Says Ms Hopper: “The school zones don’t make geographical sense.

“A key example of this is where town camps have been excluded from a school they are closest to, and affluent suburbs that are located a further distance from the school are included in the zone.

“We have a situation where two schools, with only 1.5kms between them, have completely different student demographics.

“One school has mostly middle class white students, and the other predominantly Aboriginal students, from low income households.

“Both schools have fantastic educators dedicated to improving outcomes for all students, but the zoning system is a disservice to all.”

The News has invited the Minister for Education, Selena Uibo, to respond.

UPDATE 2.20pm

Minister Uibo says: “I understand the community concerns regarding the Alice Springs school priority enrolment areas and a review of school zones is underway.

“The Territory Labor Government believes all children deserve equal access to quality education, regardless of their location and circumstances, and we will continue to work to deliver this.”


  1. The zoning is why property prices are overpriced in Old Eastside and Eastside given the state of many (not all) of the houses.
    The parents don’t want their children in a disadvantaged school.
    And the well-paid parents get a public “private” standard education for free. The middle class have highjacked the zone.

  2. The history of “private” schools and the provision of government funding in Australia is a fascinating, and relatively recent one, dating from the mid 1970s, with Commonwealth funding starting under the Whitlam Labor government.
    Ironically the availability of subsidised private schooling has arguably been a significant contribution to the increasing inequity in Australian society over the last 30 years, which underlies many of our current social problems.
    Interestingly, the UK, despite many years of conservative governments, still does not subsidise private schools (some of which like Eton and Harrow etc confusingly go by the name of “public schools”).
    Alice Springs has seen a phenomenal growth in non-government schools in recent years, and the flight of the majority of non-Aboriginal children from government secondary schools during the early 2000s.
    In earlier years all those who grew up here, black and white, had a personal knowledge of each other through shared schooling, whereas now we have something approaching apartheid in secondary education, and increasingly in primary years.
    I can’t help feeling that this has fuelled social tensions in this small town.
    I wonder if there is some way to foster diversity in educational approach, but in a way which is inclusive rather than exclusive.
    (Disclosure: I was involved with developing the Steiner School in this period, and had discussions with local traditional owners with a dream of engaging with them in an educational approach perhaps more in tune with their culture. Unfortunately this was not to be.)
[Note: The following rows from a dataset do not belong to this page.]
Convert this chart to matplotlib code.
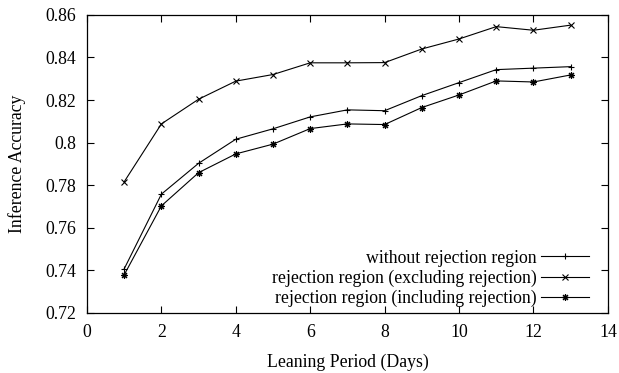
import numpy as np
import matplotlib.pyplot as plt

plt.rcParams['font.family'] = ['Liberation Serif', 'DejaVu Serif']

days = [1, 2, 3, 4, 5, 6, 7, 8, 9, 10, 11, 12, 13]
without_rejection = [0.7407, 0.7758, 0.7903, 0.8016, 0.8065, 0.8121, 0.8154,
                     0.8150, 0.8221, 0.8282, 0.8343, 0.8350, 0.8357]
excluding_rejection = [0.7816, 0.8088, 0.8204, 0.8289, 0.8320, 0.8375, 0.8375,
                       0.8376, 0.8440, 0.8487, 0.8545, 0.8528, 0.8552]
including_rejection = [0.7379, 0.7703, 0.7859, 0.7947, 0.7993, 0.8066, 0.8088,
                       0.8085, 0.8165, 0.8224, 0.8290, 0.8285, 0.8318]

x_ticks = [0, 2, 4, 6, 8, 10, 12, 14]
y_ticks = [0.72, 0.74, 0.76, 0.78, 0.80, 0.82, 0.84, 0.86]
y_tick_labels = ['0.72', '0.74', '0.76', '0.78', '0.8', '0.82', '0.84', '0.86']

fs = 12.8

fig = plt.figure(figsize=(6.19, 3.73), dpi=100)
ax = fig.add_axes([0.1405, 0.161, 0.8415, 0.799])

ax.plot(days, without_rejection, color='black', linewidth=0.8, marker='+',
        markersize=5, markeredgewidth=0.8, label='without rejection region')
ax.plot(days, excluding_rejection, color='black', linewidth=0.8, marker='x',
        markersize=4, markeredgewidth=0.8, label='rejection region (excluding rejection)')
ax.plot(days, including_rejection, color='black', linewidth=0.8, marker=(8, 2, 0),
        markersize=5, markeredgewidth=0.8, label='rejection region (including rejection)')

ax.set_xlim(0, 14)
ax.set_ylim(0.72, 0.86)
ax.set_xticks(x_ticks)
ax.set_yticks(y_ticks)
ax.set_yticklabels(y_tick_labels)
ax.tick_params(direction='in', top=True, right=True, length=5, width=0.8,
               labelsize=fs, pad=8)
for spine in ax.spines.values():
    spine.set_linewidth(0.9)

ax.set_xlabel('Leaning Period (Days)', fontsize=fs, labelpad=9)
ax.set_ylabel('Inference Accuracy', fontsize=fs, labelpad=14)

ax.legend(loc='lower right', bbox_to_anchor=(0.988, -0.023), frameon=False,
          markerfirst=False, fontsize=fs, handlelength=2.7, handletextpad=0.25,
          labelspacing=0.17, borderaxespad=0.3)
for text in ax.get_legend().get_texts():
    text.set_ha('right')

fig.savefig('out.png', dpi=100)
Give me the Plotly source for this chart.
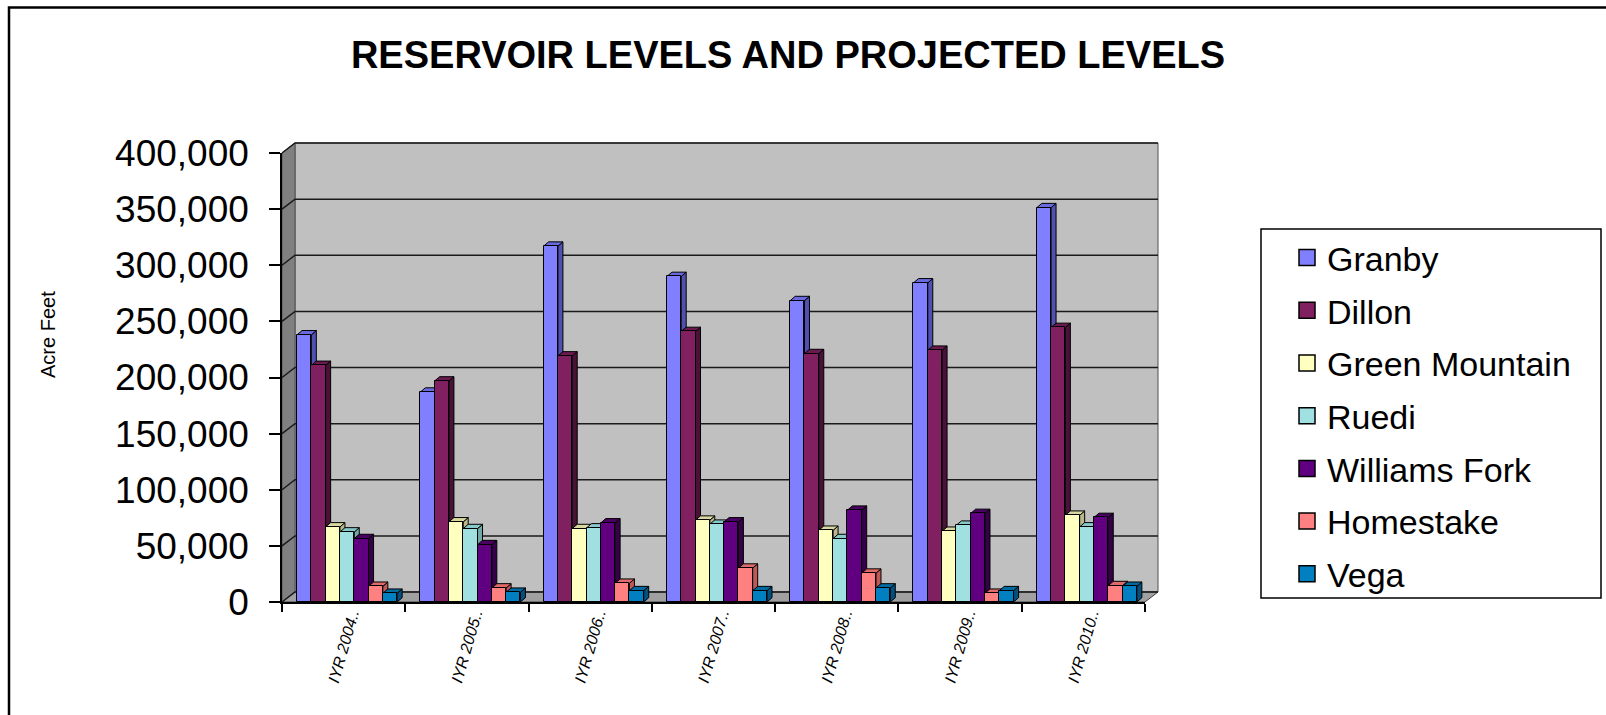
import plotly.graph_objects as go

# ---- data -------------------------------------------------------------
categories = ["IYR 2004..", "IYR 2005..", "IYR 2006..", "IYR 2007..",
              "IYR 2008..", "IYR 2009..", "IYR 2010.."]

granby = [238000, 187000, 317000, 290000, 268500, 284300, 351300]
dillon = [210800, 196900, 219200, 241000, 221300, 224300, 244600]
green_mountain = [66900, 71400, 65400, 72900, 63900, 63000, 77300]
ruedi = [62400, 65400, 66000, 69300, 56500, 68400, 66900]
williams_fork = [56500, 51100, 70500, 71400, 81800, 78900, 75300]
homestake = [14000, 12500, 16700, 30200, 25700, 7800, 14600]
vega = [7800, 8700, 10100, 10100, 12500, 10100, 14000]

series_names = ["Granby", "Dillon", "Green Mountain", "Ruedi",
                "Williams Fork", "Homestake", "Vega"]
series_values = [granby, dillon, green_mountain, ruedi,
                 williams_fork, homestake, vega]

y_ticks = [0, 50000, 100000, 150000, 200000, 250000, 300000, 350000, 400000]
y_max = 400000

# ---- styling ------------------------------------------------------------
front_colors = ["#8080FF", "#802060", "#FFFFC0", "#A0E0E0",
                "#600080", "#FF8080", "#0080C0"]
side_colors = ["#5050B0", "#4A1238", "#B8B888", "#70A8A8",
               "#36004A", "#C05858", "#005080"]
top_colors = ["#6A6AE0", "#6A1A50", "#D8D8A0", "#88C8C8",
              "#4A0062", "#E06A6A", "#006AA0"]

FONT = "Liberation Sans, Arial, sans-serif"
WIDTH, HEIGHT = 1606, 715
M_L, M_R, M_T, M_B = 282, 461, 153, 113
PLOT_W = WIDTH - M_L - M_R
PLOT_H = HEIGHT - M_T - M_B
PL, PR, PT, PB = M_L, WIDTH - M_R, M_T, HEIGHT - M_B

DEPTH_X, DEPTH_Y = 13, 10          # wall depth (px)
BAR_DX_PX, BAR_DY_PX = 5, 4.3      # bar depth (px)

BAR_W = 0.116                      # bar width in category units
GROUP_START = 0.122                # first bar's left edge inside a category
LABEL_SHIFT = 0.065                # category label offset from category centre

LEGEND_BOX = (1261, 229, 1601, 598)  # left, top, right, bottom (px)


def px(x):
    return (x - PL) / PLOT_W


def py(y):
    return (PB - y) / PLOT_H


fig = go.Figure()

# grouped bars on a numeric category axis
bar_dx = BAR_DX_PX / (PLOT_W / len(categories))
bar_dy = BAR_DY_PX * y_max / PLOT_H
side_paths, top_paths = [], []
for i, (name, vals) in enumerate(zip(series_names, series_values)):
    xs = [k + GROUP_START + BAR_W / 2 + i * BAR_W for k in range(len(categories))]
    fig.add_trace(go.Bar(
        x=xs, y=vals, width=BAR_W, name=name, showlegend=False,
        marker=dict(color=front_colors[i], line=dict(color="black", width=1)),
        hovertemplate="%{y:,}<extra>" + name + "</extra>",
    ))
    sp, tp = [], []
    for x, v in zip(xs, vals):
        xl, xr = x - BAR_W / 2, x + BAR_W / 2
        sp.append(f"M{xr},0 L{xr},{v} L{xr + bar_dx},{v + bar_dy} L{xr + bar_dx},{bar_dy} Z")
        tp.append(f"M{xl},{v} L{xr},{v} L{xr + bar_dx},{v + bar_dy} L{xl + bar_dx},{v + bar_dy} Z")
    side_paths.append(" ".join(sp))
    top_paths.append(" ".join(tp))

# legend keys with square swatches
for i, name in enumerate(series_names):
    fig.add_trace(go.Scatter(
        x=[None], y=[None], mode="markers", name=name, legendgroup=name,
        marker=dict(symbol="square", size=16, color=front_colors[i],
                    line=dict(color="black", width=1.5)),
        hoverinfo="skip",
    ))

shapes = []
# outer frame (left and top edges; the rest runs off the page)
shapes.append(dict(type="path", xref="paper", yref="paper",
                   path=f"M{px(9)},{py(HEIGHT + 20)} L{px(9)},{py(7.5)} L{px(WIDTH + 20)},{py(7.5)}",
                   line=dict(color="black", width=2.5), layer="below"))
# legend frame
shapes.append(dict(type="rect", xref="paper", yref="paper",
                   x0=px(LEGEND_BOX[0]), x1=px(LEGEND_BOX[2]),
                   y0=py(LEGEND_BOX[3]), y1=py(LEGEND_BOX[1]),
                   fillcolor="white", line=dict(color="black", width=1.5),
                   layer="below"))
# back wall
shapes.append(dict(type="rect", xref="paper", yref="paper",
                   x0=px(PL + DEPTH_X), x1=px(PR + DEPTH_X),
                   y0=py(PB - DEPTH_Y), y1=py(PT - DEPTH_Y),
                   fillcolor="#C0C0C0", line=dict(color="#505050", width=1),
                   layer="below"))
# left side wall
shapes.append(dict(type="path", xref="paper", yref="paper",
                   path=(f"M{px(PL)},{py(PB)} L{px(PL)},{py(PT)} "
                         f"L{px(PL + DEPTH_X)},{py(PT - DEPTH_Y)} "
                         f"L{px(PL + DEPTH_X)},{py(PB - DEPTH_Y)} Z"),
                   fillcolor="#808080", line=dict(color="#505050", width=1),
                   layer="below"))
# floor
shapes.append(dict(type="path", xref="paper", yref="paper",
                   path=(f"M{px(PL)},{py(PB)} L{px(PR)},{py(PB)} "
                         f"L{px(PR + DEPTH_X)},{py(PB - DEPTH_Y)} "
                         f"L{px(PL + DEPTH_X)},{py(PB - DEPTH_Y)} Z"),
                   fillcolor="#A0A0A0", line=dict(color="#404040", width=1),
                   layer="below"))
# gridlines on side wall and back wall
for v in y_ticks:
    yf = PB - v / y_max * PLOT_H
    shapes.append(dict(type="path", xref="paper", yref="paper",
                       path=(f"M{px(PL)},{py(yf)} L{px(PL + DEPTH_X)},{py(yf - DEPTH_Y)} "
                             f"L{px(PR + DEPTH_X)},{py(yf - DEPTH_Y)}"),
                       line=dict(color="#1A1A1A", width=1.5), layer="below"))
# bar side and top faces
for i in range(len(series_names)):
    shapes.append(dict(type="path", xref="x", yref="y", path=side_paths[i],
                       fillcolor=side_colors[i], line=dict(color="black", width=1),
                       layer="below"))
    shapes.append(dict(type="path", xref="x", yref="y", path=top_paths[i],
                       fillcolor=top_colors[i], line=dict(color="black", width=1),
                       layer="below"))

fig.update_layout(
    width=WIDTH, height=HEIGHT,
    margin=dict(l=M_L, r=M_R, t=M_T, b=M_B, autoexpand=False),
    paper_bgcolor="white", plot_bgcolor="rgba(0,0,0,0)",
    barmode="overlay", bargap=0,
    font=dict(family=FONT, color="black"),
    title=dict(text="<b>RESERVOIR LEVELS AND PROJECTED LEVELS</b>",
               font=dict(family=FONT, size=38, color="black"),
               x=788 / WIDTH, xanchor="center", xref="container",
               y=1 - 55 / HEIGHT, yanchor="middle", yref="container"),
    xaxis=dict(range=[0, len(categories)], showgrid=False, zeroline=False,
               tickmode="array",
               tickvals=[k + 0.5 + LABEL_SHIFT for k in range(len(categories))],
               ticktext=categories, ticks="", tickangle=-74,
               ticklabelstandoff=-6,
               tickfont=dict(family=FONT, size=16, style="italic", color="black"),
               showline=True, linecolor="black", linewidth=2,
               minor=dict(tickmode="array", tickvals=list(range(len(categories) + 1)),
                          ticks="outside", ticklen=8, tickwidth=1.5, tickcolor="black"),
               fixedrange=True),
    yaxis=dict(range=[0, y_max], showgrid=False, zeroline=False,
               tickmode="array", tickvals=y_ticks,
               ticktext=[f"{v:,}" for v in y_ticks],
               ticks="outside", ticklen=11, tickwidth=1.5, tickcolor="black",
               ticklabelstandoff=13,
               tickfont=dict(family=FONT, size=37, color="black"),
               showline=True, linecolor="black", linewidth=1.5,
               fixedrange=True),
    legend=dict(xref="container", yref="container",
                x=LEGEND_BOX[0] / WIDTH, y=1 - LEGEND_BOX[1] / HEIGHT,
                xanchor="left", yanchor="top",
                borderwidth=0, bgcolor="rgba(0,0,0,0)",
                font=dict(family=FONT, size=34, color="black"),
                traceorder="grouped", tracegroupgap=5.5, indentation=26,
                maxheight=700),
    shapes=shapes,
    annotations=[dict(text="Acre Feet", xref="paper", yref="paper",
                      x=px(48), y=py(334), xanchor="center", yanchor="middle",
                      textangle=-90, showarrow=False,
                      font=dict(family=FONT, size=20, color="black"))],
)

fig.write_html("out.html")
  3. This segregation not only fuels classism and racism between young people from the get go but also creates a deficit of cultural diversity not replicated in the broader community and later on in workplaces for these same young folk.
    Clearly a disservice to them and their ability to succeed in more social diverse situations. The run-on implications are evident in the lack of harmony and understanding between non Aboriginal and Aboriginal people in our town today.
    Imagine the cultural wealth and mutual understanding that would transpire if the funnelling of students into black and white schools was replaced with a zoning that reflected the geographic logic of the suburbs.
    I hope that the review of the zoning is taken as an opportunity to do something meaningful for education, equality and reconciliation in Alice and not just as a piece for political play.
    I’m a mum with near preschool aged kids and I live opposite Ross Park.

  4. Good on Kim Hopper for being brave enough to raise the issue of the children of the New Eastside being discriminated against.
    I have been writing letters to the powers that be since January 2016 when I was made aware that New Eastside children were not allowed to enrol at Ross Park School. I would love to know who made that decision.
    It is time that these children can once again enrol in their “local school”. Ride across the parks safely and independently when they grow old enough, as my children and their friends did of whom there were many nationalities.
    There are so many young families now in New Eastside. Let’s bring back a community feel and aim for children to enrol in pre-school in 2021. Time to put things right.